Stored items from a collection

============================================================

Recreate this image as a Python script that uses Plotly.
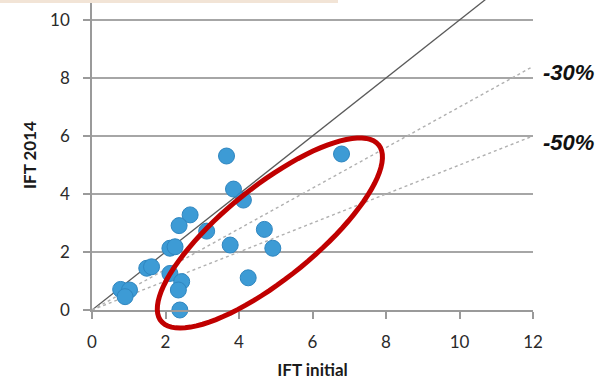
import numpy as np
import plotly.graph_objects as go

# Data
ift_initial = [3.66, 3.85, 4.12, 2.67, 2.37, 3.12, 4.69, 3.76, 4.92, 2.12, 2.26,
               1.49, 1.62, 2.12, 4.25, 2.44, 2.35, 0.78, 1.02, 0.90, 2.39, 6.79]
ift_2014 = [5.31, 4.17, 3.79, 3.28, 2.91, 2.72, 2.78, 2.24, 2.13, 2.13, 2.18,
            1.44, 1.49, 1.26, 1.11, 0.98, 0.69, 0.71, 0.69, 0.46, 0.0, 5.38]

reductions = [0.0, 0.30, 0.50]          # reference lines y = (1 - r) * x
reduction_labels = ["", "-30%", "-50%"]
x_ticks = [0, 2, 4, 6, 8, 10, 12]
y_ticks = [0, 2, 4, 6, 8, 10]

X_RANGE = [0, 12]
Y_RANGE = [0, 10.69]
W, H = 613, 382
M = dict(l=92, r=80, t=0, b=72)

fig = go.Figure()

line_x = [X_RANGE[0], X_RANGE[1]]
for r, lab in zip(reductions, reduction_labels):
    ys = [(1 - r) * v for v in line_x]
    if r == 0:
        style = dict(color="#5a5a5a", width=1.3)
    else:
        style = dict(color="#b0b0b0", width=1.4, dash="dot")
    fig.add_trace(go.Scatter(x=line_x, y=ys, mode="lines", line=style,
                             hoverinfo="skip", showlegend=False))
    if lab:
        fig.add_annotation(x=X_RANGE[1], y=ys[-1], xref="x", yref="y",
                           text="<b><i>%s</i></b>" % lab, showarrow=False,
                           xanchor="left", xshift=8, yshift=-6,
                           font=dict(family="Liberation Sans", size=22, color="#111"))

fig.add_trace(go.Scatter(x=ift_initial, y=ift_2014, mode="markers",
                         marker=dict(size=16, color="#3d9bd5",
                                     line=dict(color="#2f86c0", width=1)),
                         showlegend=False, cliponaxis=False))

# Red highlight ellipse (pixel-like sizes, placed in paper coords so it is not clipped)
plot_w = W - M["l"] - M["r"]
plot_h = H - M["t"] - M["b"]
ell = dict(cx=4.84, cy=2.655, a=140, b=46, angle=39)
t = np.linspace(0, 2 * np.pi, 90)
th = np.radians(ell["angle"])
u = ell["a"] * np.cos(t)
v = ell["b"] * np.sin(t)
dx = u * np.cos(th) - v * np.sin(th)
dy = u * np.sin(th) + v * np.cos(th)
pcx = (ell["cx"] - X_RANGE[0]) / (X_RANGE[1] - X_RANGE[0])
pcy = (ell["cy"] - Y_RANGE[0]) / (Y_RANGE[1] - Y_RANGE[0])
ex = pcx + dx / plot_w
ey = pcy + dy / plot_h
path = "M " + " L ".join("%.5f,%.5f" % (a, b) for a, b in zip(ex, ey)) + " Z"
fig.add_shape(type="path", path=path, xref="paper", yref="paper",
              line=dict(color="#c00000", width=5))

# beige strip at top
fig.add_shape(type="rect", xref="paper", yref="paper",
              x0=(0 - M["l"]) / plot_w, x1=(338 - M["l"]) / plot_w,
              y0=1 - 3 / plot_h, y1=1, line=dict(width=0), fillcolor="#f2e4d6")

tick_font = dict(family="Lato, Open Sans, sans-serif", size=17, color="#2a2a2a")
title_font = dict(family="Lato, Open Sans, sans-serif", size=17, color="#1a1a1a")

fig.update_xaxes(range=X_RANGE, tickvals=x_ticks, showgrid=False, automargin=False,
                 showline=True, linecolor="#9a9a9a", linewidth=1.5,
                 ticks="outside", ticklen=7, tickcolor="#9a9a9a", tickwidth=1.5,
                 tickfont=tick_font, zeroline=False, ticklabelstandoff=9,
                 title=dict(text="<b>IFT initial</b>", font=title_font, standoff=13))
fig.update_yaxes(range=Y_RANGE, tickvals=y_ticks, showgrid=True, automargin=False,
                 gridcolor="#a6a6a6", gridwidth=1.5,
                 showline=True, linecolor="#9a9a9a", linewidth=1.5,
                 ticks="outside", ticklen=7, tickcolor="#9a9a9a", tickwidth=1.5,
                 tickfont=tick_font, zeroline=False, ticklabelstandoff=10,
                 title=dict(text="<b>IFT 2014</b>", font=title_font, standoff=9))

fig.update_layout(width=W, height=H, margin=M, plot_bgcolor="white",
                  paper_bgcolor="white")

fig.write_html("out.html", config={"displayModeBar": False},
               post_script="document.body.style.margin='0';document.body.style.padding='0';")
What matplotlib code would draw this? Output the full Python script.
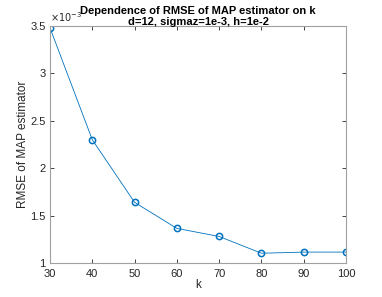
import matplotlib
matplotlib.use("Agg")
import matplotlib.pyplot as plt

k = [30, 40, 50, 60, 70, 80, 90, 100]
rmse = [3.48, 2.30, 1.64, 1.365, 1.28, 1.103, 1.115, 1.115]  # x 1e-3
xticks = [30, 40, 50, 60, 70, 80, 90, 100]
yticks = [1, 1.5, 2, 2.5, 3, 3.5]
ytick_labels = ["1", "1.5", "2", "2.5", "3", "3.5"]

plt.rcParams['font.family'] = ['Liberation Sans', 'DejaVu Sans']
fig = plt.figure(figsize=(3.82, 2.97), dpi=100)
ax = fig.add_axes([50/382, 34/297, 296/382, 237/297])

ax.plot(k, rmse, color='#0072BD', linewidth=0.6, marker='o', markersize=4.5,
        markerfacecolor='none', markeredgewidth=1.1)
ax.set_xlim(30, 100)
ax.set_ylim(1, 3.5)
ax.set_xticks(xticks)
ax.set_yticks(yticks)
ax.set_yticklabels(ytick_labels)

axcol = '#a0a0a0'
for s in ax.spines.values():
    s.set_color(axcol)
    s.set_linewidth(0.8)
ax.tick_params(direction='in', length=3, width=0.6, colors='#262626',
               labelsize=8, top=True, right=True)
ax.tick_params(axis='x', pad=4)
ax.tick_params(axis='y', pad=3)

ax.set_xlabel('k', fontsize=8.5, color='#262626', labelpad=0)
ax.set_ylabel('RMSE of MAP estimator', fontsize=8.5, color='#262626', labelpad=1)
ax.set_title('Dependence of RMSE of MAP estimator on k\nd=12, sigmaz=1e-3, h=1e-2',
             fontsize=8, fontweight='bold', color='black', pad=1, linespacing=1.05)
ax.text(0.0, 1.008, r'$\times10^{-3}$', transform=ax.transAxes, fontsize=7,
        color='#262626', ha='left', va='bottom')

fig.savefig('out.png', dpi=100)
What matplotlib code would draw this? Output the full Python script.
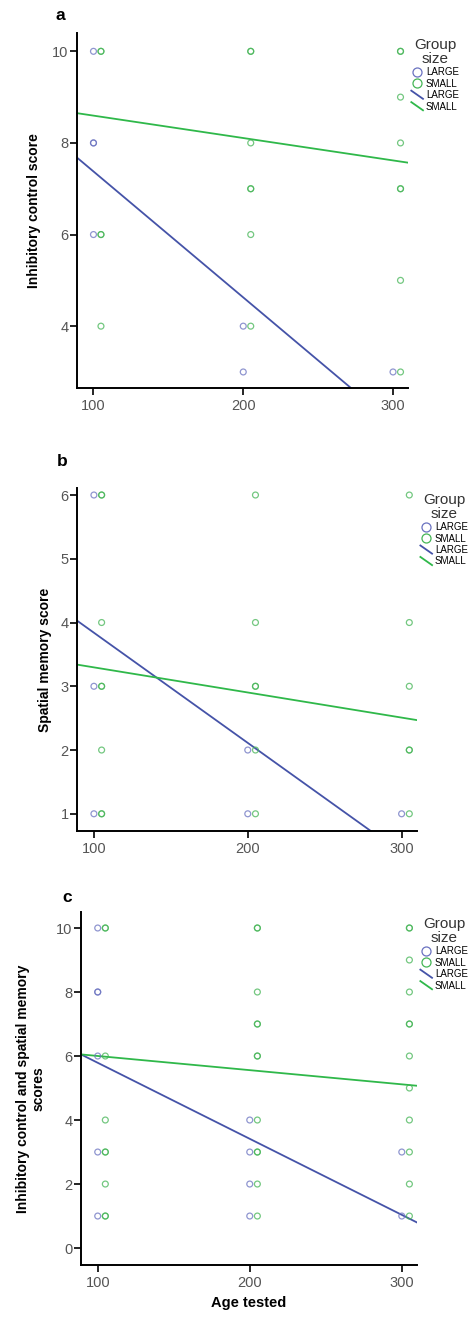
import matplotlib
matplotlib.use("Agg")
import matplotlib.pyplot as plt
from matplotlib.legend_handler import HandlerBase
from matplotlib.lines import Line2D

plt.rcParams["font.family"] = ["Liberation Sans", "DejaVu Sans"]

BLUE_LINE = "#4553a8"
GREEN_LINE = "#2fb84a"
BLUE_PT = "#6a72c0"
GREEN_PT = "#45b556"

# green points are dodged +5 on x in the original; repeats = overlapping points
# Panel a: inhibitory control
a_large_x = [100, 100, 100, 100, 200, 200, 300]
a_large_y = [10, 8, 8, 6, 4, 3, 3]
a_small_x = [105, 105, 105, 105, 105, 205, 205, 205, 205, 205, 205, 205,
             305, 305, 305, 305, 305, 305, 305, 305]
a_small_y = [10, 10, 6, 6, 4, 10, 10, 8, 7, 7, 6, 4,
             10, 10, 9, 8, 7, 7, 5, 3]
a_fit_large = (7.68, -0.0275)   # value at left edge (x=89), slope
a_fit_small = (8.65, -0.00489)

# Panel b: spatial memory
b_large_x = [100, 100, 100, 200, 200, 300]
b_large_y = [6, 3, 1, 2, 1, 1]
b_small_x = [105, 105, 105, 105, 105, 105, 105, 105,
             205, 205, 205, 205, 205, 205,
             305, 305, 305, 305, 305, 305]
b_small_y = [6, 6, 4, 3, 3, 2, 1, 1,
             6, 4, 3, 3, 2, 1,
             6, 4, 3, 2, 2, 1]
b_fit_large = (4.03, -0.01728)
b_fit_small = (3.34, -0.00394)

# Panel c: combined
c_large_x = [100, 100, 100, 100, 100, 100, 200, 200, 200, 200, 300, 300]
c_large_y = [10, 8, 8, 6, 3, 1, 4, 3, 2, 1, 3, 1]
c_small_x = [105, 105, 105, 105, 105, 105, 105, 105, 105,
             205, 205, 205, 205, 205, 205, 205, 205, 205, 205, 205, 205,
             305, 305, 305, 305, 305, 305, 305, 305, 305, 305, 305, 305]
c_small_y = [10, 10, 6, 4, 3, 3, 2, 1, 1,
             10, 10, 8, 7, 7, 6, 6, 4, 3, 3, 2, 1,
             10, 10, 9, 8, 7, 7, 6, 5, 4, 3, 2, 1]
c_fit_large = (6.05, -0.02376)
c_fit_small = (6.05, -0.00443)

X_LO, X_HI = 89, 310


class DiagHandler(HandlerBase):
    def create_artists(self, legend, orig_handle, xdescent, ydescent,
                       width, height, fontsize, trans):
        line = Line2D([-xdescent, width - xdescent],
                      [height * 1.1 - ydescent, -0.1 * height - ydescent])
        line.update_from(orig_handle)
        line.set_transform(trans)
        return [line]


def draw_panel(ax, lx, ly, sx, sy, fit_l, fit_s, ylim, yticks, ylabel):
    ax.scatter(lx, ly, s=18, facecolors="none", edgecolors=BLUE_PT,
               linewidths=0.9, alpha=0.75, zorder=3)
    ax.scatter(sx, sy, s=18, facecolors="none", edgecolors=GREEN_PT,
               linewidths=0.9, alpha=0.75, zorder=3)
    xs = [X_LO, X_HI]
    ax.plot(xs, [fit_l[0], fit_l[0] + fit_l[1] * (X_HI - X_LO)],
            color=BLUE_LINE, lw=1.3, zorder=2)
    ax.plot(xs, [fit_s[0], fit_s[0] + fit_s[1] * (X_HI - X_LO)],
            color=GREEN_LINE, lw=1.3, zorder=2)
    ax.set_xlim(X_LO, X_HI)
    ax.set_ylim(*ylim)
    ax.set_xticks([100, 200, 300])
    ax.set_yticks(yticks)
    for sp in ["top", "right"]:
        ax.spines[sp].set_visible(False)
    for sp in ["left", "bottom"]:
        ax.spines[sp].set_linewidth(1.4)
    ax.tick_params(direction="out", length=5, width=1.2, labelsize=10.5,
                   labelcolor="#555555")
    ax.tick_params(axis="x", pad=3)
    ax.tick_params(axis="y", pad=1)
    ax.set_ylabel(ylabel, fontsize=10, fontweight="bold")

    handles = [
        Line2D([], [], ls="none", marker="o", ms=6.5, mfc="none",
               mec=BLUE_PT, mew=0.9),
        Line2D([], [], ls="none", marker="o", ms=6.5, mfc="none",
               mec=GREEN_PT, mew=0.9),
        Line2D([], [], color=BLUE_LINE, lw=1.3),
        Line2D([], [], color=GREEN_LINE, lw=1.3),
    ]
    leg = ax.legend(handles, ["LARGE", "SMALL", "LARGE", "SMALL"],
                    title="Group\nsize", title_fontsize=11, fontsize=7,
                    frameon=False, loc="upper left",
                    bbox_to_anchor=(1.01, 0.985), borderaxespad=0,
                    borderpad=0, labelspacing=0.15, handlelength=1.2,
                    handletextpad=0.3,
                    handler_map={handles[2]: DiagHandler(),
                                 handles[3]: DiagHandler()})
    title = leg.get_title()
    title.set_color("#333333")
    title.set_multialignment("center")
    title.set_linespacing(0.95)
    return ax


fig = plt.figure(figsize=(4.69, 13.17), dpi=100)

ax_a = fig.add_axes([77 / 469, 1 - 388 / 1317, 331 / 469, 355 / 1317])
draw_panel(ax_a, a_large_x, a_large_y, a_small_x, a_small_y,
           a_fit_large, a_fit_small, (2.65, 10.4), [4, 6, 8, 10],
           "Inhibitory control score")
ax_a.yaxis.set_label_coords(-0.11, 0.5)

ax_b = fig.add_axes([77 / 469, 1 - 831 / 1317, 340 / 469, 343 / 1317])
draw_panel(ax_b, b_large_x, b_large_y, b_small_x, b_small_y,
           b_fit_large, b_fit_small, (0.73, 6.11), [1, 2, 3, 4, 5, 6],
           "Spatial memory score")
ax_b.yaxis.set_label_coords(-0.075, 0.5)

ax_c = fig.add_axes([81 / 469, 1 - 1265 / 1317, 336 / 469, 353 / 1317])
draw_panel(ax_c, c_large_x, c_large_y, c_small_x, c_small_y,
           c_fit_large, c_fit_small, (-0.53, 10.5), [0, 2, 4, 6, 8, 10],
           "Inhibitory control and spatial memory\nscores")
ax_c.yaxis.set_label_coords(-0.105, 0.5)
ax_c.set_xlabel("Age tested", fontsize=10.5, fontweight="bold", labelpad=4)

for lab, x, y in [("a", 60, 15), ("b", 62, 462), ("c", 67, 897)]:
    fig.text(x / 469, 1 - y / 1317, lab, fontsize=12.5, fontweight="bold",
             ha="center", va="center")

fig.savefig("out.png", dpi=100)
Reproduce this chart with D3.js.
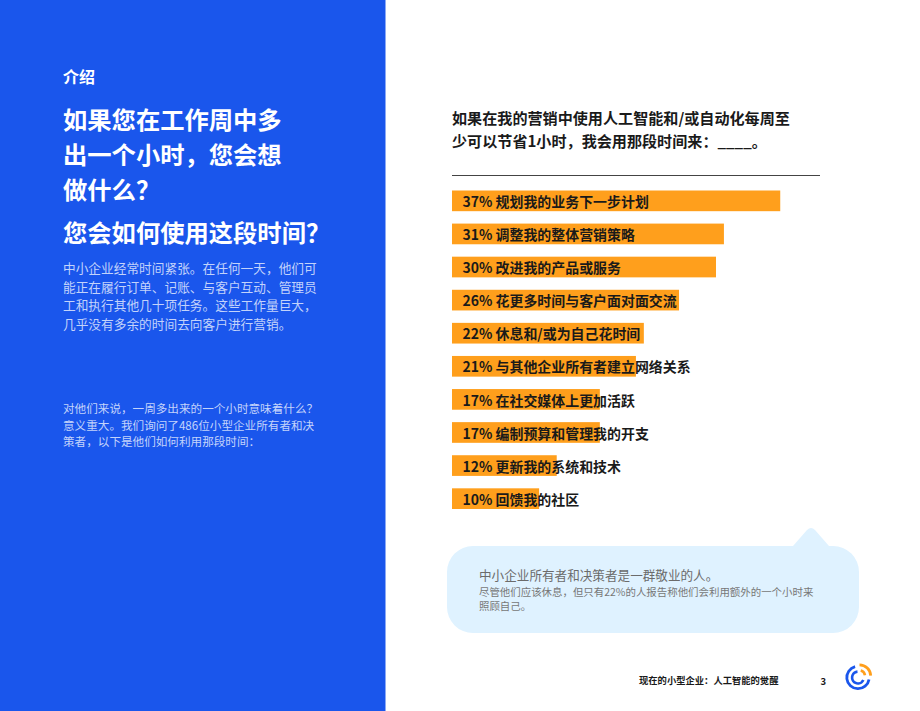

============================================================

SET EXERCISE. Go through the entries above and copy every line containing "this".

SOLVED PROBLEM.
Recreate this image as a Python script that uses Plotly.
What matplotlib code would draw this? Output the full Python script.
What matplotlib code would draw this? Output the full Python script.
Reproduce this chart with D3.js.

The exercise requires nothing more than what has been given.